▶ Exercise brief: Write out the entire listing below exactly as it appears, minus any pictures.
##### Data excerpts #####
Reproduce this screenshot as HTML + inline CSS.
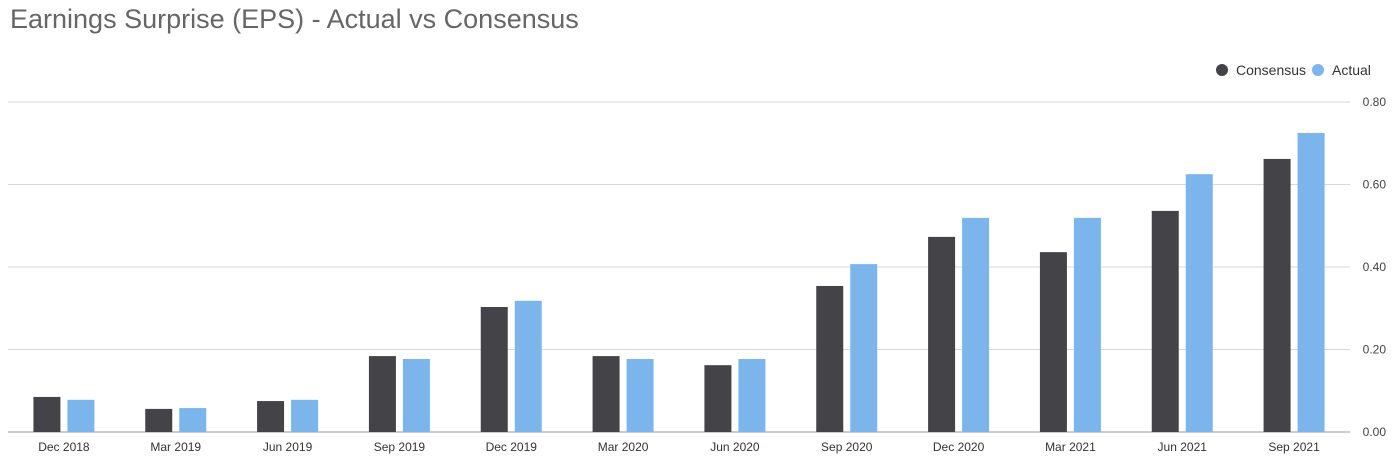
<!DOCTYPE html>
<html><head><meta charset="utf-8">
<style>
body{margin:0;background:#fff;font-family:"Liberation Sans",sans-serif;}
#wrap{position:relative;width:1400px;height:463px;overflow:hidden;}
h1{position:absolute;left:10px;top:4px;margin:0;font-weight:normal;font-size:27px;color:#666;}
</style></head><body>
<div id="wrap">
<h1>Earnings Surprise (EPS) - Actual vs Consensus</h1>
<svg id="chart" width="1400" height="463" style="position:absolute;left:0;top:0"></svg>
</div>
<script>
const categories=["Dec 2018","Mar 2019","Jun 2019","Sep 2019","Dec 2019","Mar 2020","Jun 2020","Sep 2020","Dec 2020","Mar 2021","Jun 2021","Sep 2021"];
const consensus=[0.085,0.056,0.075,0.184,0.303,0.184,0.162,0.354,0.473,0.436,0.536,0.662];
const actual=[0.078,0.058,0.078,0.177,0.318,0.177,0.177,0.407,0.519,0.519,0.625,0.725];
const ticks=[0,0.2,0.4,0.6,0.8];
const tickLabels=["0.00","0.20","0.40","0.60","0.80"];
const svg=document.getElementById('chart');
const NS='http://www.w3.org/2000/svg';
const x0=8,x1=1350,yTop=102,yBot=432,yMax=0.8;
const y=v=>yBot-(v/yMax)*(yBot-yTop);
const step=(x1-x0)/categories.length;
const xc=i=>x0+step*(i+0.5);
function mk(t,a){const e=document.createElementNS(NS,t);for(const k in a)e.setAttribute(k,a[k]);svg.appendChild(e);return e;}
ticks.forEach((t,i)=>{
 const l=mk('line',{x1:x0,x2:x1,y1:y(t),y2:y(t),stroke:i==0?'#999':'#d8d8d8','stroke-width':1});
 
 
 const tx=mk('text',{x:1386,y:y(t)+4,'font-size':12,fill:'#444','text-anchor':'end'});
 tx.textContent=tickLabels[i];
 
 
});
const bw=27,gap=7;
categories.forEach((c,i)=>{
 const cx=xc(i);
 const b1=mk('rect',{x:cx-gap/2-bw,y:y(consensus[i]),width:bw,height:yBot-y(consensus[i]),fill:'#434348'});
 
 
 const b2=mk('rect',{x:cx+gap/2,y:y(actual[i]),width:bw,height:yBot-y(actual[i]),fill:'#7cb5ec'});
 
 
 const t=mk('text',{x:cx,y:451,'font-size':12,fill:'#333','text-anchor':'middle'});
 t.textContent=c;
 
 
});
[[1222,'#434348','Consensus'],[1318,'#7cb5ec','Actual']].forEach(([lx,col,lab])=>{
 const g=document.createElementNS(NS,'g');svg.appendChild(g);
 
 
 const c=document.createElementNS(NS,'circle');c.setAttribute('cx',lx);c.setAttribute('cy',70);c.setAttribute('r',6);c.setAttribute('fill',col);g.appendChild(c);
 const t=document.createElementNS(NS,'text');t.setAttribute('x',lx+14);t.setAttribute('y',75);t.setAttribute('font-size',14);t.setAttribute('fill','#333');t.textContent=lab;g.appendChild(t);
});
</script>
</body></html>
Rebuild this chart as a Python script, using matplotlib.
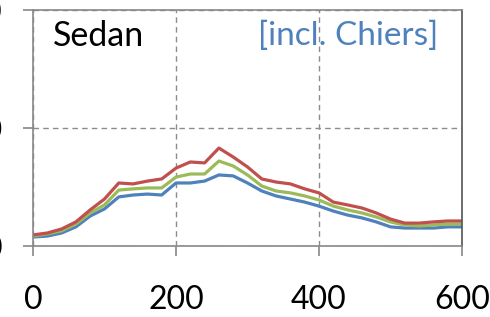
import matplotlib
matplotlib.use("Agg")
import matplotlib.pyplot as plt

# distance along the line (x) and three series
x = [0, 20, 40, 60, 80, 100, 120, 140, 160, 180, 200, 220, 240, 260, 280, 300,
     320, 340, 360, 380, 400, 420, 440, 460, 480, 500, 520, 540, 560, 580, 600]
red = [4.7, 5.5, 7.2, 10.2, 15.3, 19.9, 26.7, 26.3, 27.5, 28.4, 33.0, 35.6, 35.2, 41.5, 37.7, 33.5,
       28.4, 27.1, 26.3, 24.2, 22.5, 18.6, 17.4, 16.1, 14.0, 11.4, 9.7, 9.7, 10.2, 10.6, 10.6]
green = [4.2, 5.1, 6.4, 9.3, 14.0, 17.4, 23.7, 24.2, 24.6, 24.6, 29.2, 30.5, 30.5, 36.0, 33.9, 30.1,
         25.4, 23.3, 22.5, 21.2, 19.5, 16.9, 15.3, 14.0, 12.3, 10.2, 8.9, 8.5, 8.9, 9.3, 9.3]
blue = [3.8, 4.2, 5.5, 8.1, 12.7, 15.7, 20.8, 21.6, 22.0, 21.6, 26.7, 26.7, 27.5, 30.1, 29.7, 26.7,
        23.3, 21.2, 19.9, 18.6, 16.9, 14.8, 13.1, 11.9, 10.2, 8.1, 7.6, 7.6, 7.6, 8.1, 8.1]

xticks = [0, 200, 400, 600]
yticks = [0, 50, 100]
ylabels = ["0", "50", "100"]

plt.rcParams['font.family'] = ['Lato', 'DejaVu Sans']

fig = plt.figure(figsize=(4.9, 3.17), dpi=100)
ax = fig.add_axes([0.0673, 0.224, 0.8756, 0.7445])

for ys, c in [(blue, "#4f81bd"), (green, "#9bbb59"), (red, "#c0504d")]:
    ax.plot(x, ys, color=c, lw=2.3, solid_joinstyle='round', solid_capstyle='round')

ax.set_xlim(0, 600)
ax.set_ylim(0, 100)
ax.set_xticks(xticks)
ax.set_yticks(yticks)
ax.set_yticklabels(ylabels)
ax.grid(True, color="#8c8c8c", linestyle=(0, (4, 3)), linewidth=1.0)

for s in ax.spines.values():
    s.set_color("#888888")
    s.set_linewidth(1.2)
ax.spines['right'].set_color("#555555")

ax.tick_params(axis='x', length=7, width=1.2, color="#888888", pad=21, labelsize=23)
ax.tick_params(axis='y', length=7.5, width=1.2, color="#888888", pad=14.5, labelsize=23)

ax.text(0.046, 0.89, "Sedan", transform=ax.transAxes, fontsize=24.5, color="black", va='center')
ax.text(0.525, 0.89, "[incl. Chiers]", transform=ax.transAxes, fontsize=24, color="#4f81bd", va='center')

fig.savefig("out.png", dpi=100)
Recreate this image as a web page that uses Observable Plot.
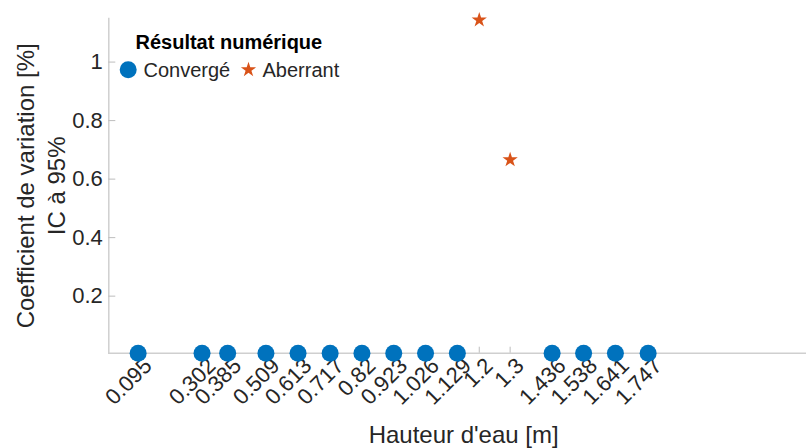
#####
▶ Task output:
Reproduce this screenshot as HTML + inline CSS.
<!DOCTYPE html>
<html><head><meta charset="utf-8">
<style>
body{margin:0;background:#fff;font-family:"Liberation Sans",sans-serif;}
#wrap{position:relative;width:1400px;height:463px;overflow:hidden;}
h1{position:absolute;left:10px;top:4px;margin:0;font-weight:normal;font-size:27px;color:#666;}
</style></head><body>
<div id="wrap">
<h1>Earnings Surprise (EPS) - Actual vs Consensus</h1>
<svg id="chart" width="1400" height="463" style="position:absolute;left:0;top:0"></svg>
</div>
<script>
const categories=["Dec 2018","Mar 2019","Jun 2019","Sep 2019","Dec 2019","Mar 2020","Jun 2020","Sep 2020","Dec 2020","Mar 2021","Jun 2021","Sep 2021"];
const consensus=[0.085,0.056,0.075,0.184,0.303,0.184,0.162,0.354,0.473,0.436,0.536,0.662];
const actual=[0.078,0.058,0.078,0.177,0.318,0.177,0.177,0.407,0.519,0.519,0.625,0.725];
const ticks=[0,0.2,0.4,0.6,0.8];
const tickLabels=["0.00","0.20","0.40","0.60","0.80"];
const svg=document.getElementById('chart');
const NS='http://www.w3.org/2000/svg';
const x0=8,x1=1350,yTop=102,yBot=432,yMax=0.8;
const y=v=>yBot-(v/yMax)*(yBot-yTop);
const step=(x1-x0)/categories.length;
const xc=i=>x0+step*(i+0.5);
function mk(t,a){const e=document.createElementNS(NS,t);for(const k in a)e.setAttribute(k,a[k]);svg.appendChild(e);return e;}
ticks.forEach((t,i)=>{
 const l=mk('line',{x1:x0,x2:x1,y1:y(t),y2:y(t),stroke:i==0?'#999':'#d8d8d8','stroke-width':1});
 
 
 const tx=mk('text',{x:1386,y:y(t)+4,'font-size':12,fill:'#444','text-anchor':'end'});
 tx.textContent=tickLabels[i];
 
 
});
const bw=27,gap=7;
categories.forEach((c,i)=>{
 const cx=xc(i);
 const b1=mk('rect',{x:cx-gap/2-bw,y:y(consensus[i]),width:bw,height:yBot-y(consensus[i]),fill:'#434348'});
 
 
 const b2=mk('rect',{x:cx+gap/2,y:y(actual[i]),width:bw,height:yBot-y(actual[i]),fill:'#7cb5ec'});
 
 
 const t=mk('text',{x:cx,y:451,'font-size':12,fill:'#333','text-anchor':'middle'});
 t.textContent=c;
 
 
});
[[1222,'#434348','Consensus'],[1318,'#7cb5ec','Actual']].forEach(([lx,col,lab])=>{
 const g=document.createElementNS(NS,'g');svg.appendChild(g);
 
 
 const c=document.createElementNS(NS,'circle');c.setAttribute('cx',lx);c.setAttribute('cy',70);c.setAttribute('r',6);c.setAttribute('fill',col);g.appendChild(c);
 const t=document.createElementNS(NS,'text');t.setAttribute('x',lx+14);t.setAttribute('y',75);t.setAttribute('font-size',14);t.setAttribute('fill','#333');t.textContent=lab;g.appendChild(t);
});
</script>
</body></html>
Rebuild this chart as a Python script, using matplotlib.
import matplotlib
matplotlib.use("Agg")
import matplotlib.pyplot as plt

# distance along the line (x) and three series
x = [0, 20, 40, 60, 80, 100, 120, 140, 160, 180, 200, 220, 240, 260, 280, 300,
     320, 340, 360, 380, 400, 420, 440, 460, 480, 500, 520, 540, 560, 580, 600]
red = [4.7, 5.5, 7.2, 10.2, 15.3, 19.9, 26.7, 26.3, 27.5, 28.4, 33.0, 35.6, 35.2, 41.5, 37.7, 33.5,
       28.4, 27.1, 26.3, 24.2, 22.5, 18.6, 17.4, 16.1, 14.0, 11.4, 9.7, 9.7, 10.2, 10.6, 10.6]
green = [4.2, 5.1, 6.4, 9.3, 14.0, 17.4, 23.7, 24.2, 24.6, 24.6, 29.2, 30.5, 30.5, 36.0, 33.9, 30.1,
         25.4, 23.3, 22.5, 21.2, 19.5, 16.9, 15.3, 14.0, 12.3, 10.2, 8.9, 8.5, 8.9, 9.3, 9.3]
blue = [3.8, 4.2, 5.5, 8.1, 12.7, 15.7, 20.8, 21.6, 22.0, 21.6, 26.7, 26.7, 27.5, 30.1, 29.7, 26.7,
        23.3, 21.2, 19.9, 18.6, 16.9, 14.8, 13.1, 11.9, 10.2, 8.1, 7.6, 7.6, 7.6, 8.1, 8.1]

xticks = [0, 200, 400, 600]
yticks = [0, 50, 100]
ylabels = ["0", "50", "100"]

plt.rcParams['font.family'] = ['Lato', 'DejaVu Sans']

fig = plt.figure(figsize=(4.9, 3.17), dpi=100)
ax = fig.add_axes([0.0673, 0.224, 0.8756, 0.7445])

for ys, c in [(blue, "#4f81bd"), (green, "#9bbb59"), (red, "#c0504d")]:
    ax.plot(x, ys, color=c, lw=2.3, solid_joinstyle='round', solid_capstyle='round')

ax.set_xlim(0, 600)
ax.set_ylim(0, 100)
ax.set_xticks(xticks)
ax.set_yticks(yticks)
ax.set_yticklabels(ylabels)
ax.grid(True, color="#8c8c8c", linestyle=(0, (4, 3)), linewidth=1.0)

for s in ax.spines.values():
    s.set_color("#888888")
    s.set_linewidth(1.2)
ax.spines['right'].set_color("#555555")

ax.tick_params(axis='x', length=7, width=1.2, color="#888888", pad=21, labelsize=23)
ax.tick_params(axis='y', length=7.5, width=1.2, color="#888888", pad=14.5, labelsize=23)

ax.text(0.046, 0.89, "Sedan", transform=ax.transAxes, fontsize=24.5, color="black", va='center')
ax.text(0.525, 0.89, "[incl. Chiers]", transform=ax.transAxes, fontsize=24, color="#4f81bd", va='center')

fig.savefig("out.png", dpi=100)
Recreate this image as a web page that uses Observable Plot.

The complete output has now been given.